Państwa w polskiej gospodarce wciąż jest za dużo, a nie za mało, jak twierdzi wicepremier Morawiecki. Czytając w „Rzeczpospolitej" wywiad z wicepremierem kwestionującym dotychczasową prywatyzację i liberalizację, można było odnieść wrażenie, jakby ostatnie ćwierćwiecze było w Polsce okresem jakiegoś leseferyzmu.

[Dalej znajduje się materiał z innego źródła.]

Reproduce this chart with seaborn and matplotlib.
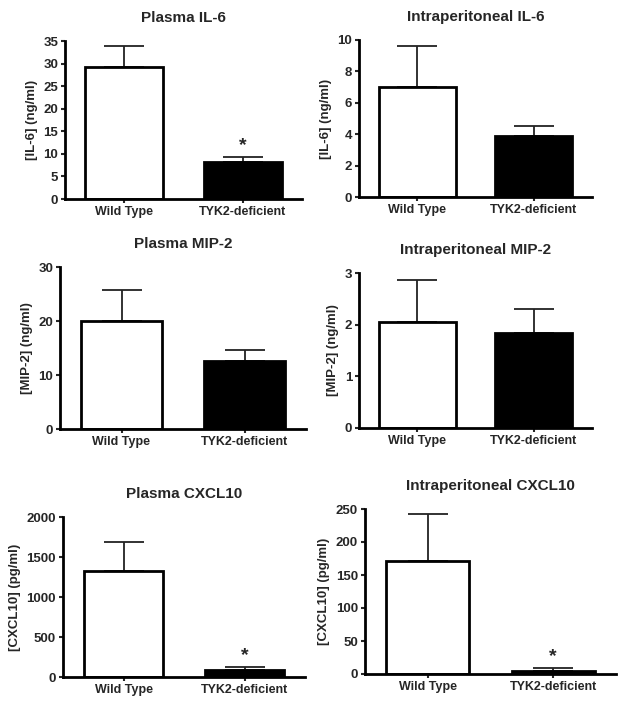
import matplotlib
matplotlib.use("Agg")
import matplotlib.pyplot as plt
import seaborn as sns
import pandas as pd

sns.set_style("ticks")
plt.rcParams['font.family'] = ['Liberation Sans', 'DejaVu Sans']
plt.rcParams['font.weight'] = 'bold'

groups = ["Wild Type", "TYK2-deficient"]
bar_colors = ["white", "black"]

titles = ["Plasma IL-6", "Intraperitoneal IL-6",
          "Plasma MIP-2", "Intraperitoneal MIP-2",
          "Plasma CXCL10", "Intraperitoneal CXCL10"]
ylabels = ["[IL-6] (ng/ml)", "[IL-6] (ng/ml)",
           "[MIP-2] (ng/ml)", "[MIP-2] (ng/ml)",
           "[CXCL10] (pg/ml)", "[CXCL10] (pg/ml)"]
ymax = [35, 10, 30, 3, 2000, 250]
ystep = [5, 2, 10, 1, 500, 50]

means = [[29.2, 8.3], [7.0, 3.9], [20.0, 12.6],
         [2.05, 1.83], [1325, 88], [171, 4.6]]
err_tops = [[33.8, 9.3], [9.62, 4.51], [25.7, 14.6],
            [2.86, 2.30], [1688, 125], [242, 8.6]]
significant = [[False, True], [False, False], [False, False],
               [False, False], [False, True], [False, True]]

# axes boxes in pixels: left, right, y of zero, y of max
boxes = [(65, 302, 199, 41), (359, 592, 197, 40),
         (60, 306, 429, 267), (359, 592, 428, 273),
         (63, 305, 677, 517), (365, 616, 674, 509)]

W, H = 628, 708
fig = plt.figure(figsize=(W / 100, H / 100), dpi=100)

for i in range(6):
    l, r, y0, yt = boxes[i]
    ax = fig.add_axes([l / W, 1 - y0 / H, (r - l) / W, (y0 - yt) / H])
    df = pd.DataFrame({"group": groups, "value": means[i]})
    sns.barplot(data=df, x="group", y="value", hue="group",
                palette=bar_colors, legend=False, width=0.66,
                edgecolor="black", linewidth=2.0, ax=ax, errorbar=None,
                zorder=2)
    lower = [0, 0]
    upper = [err_tops[i][k] - means[i][k] for k in range(2)]
    ax.errorbar([0, 1], means[i], yerr=[lower, upper], fmt="none",
                ecolor="#222222", elinewidth=1.3, capsize=14.5,
                capthick=1.3, zorder=1)
    for k in range(2):
        if significant[i][k]:
            ax.annotate("*", xy=(k, err_tops[i][k]), xytext=(0, 2),
                        textcoords="offset points", ha="center",
                        va="bottom", fontsize=14, fontweight="bold")
    ax.set_xlim(-0.5, 1.5)
    ax.set_ylim(0, ymax[i])
    ax.set_yticks(range(0, ymax[i] + 1, ystep[i]))
    ax.set_title(titles[i], fontsize=11, fontweight="bold", pad=14)
    ax.set_ylabel(ylabels[i], fontsize=9.5, fontweight="bold", labelpad=4)
    ax.set_xlabel("")
    ax.tick_params(axis="both", direction="out", length=3, width=1.5, pad=2)
    ax.tick_params(axis="x", labelsize=9)
    ax.tick_params(axis="y", labelsize=9.5)
    for lab in ax.get_xticklabels() + ax.get_yticklabels():
        lab.set_fontweight("bold")
    for s in ["left", "bottom"]:
        ax.spines[s].set_linewidth(2.0)
        ax.spines[s].set_color("black")
    sns.despine(ax=ax)

fig.savefig("out.png", dpi=100)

W raporcie FOR „Następne 25 lat" przedstawiliśmy stojące przed Polską wyzwania rozwojowe. Ciągle nie znamy szczegółów planu Morawieckiego, ale plany rządu nie napawają optymizmem. Odpowiedzią na spadek liczby osób w wieku produkcyjnym nie jest dezaktywizacja kolejnych przez obniżenie wieku emerytalnego i program Rodzina 500+. Odpowiedzią na spowolnienie tempa poprawy produktywności gospodarki nie jest cofanie prywatyzacji i polityka przemysłowa. Odpowiedzią na niską stopę inwestycji przedsiębiorstw nie jest wzrost niepewności i utrzymywanie dużych deficytów budżetowych.
Mamy przerośnięte państwo
Państwo polskie wciąż bardzo silnie ingeruje w gospodarkę. Tymczasem wicepremier Morawiecki widzi monopole w kontekście zagranicznych firm, np. w sektorze handlu. A przecież pomiędzy sieciami handlowymi mamy konkurencję, czego nie można powiedzieć o sektorach kontrolowanych przez państwo, takich jak np. energetyka. Wicepremier mówi też o potrzebie wzrostu innowacyjności, ale ignoruje badania pokazujące negatywny wpływ państwowych monopoli i przeregulowania gospodarki na innowacyjność.
Praktycznie wszystkie duże prywatyzacje rządu PO–PSL były prywatyzacjami tylko z nazwy – państwo pozyskiwało przez giełdę kapitał, zachowując jednocześnie kontrolę, czy to dzięki złotym akcjom, czy rozdrobnieniu pozostałego akcjonariatu. 17 z 50 największych spółek w Polsce z listy „Rzeczpospolitej" ma udział skarbu państwa. Tylko one zatrudniają 425 tys. osób. Czas to zmienić, a nie pogłębiać błędy i zaniechania poprzedników.
Firmy w Polsce borykają się z jednym z największych natężeń regulacji w krajach UE i OECD – zliberalizowaliśmy za mało, a nie za dużo. Udział państwowych przedsiębiorstw w gospodarce jest największy wśród krajów UE i OECD – sprywatyzowaliśmy za mało, a nie za dużo.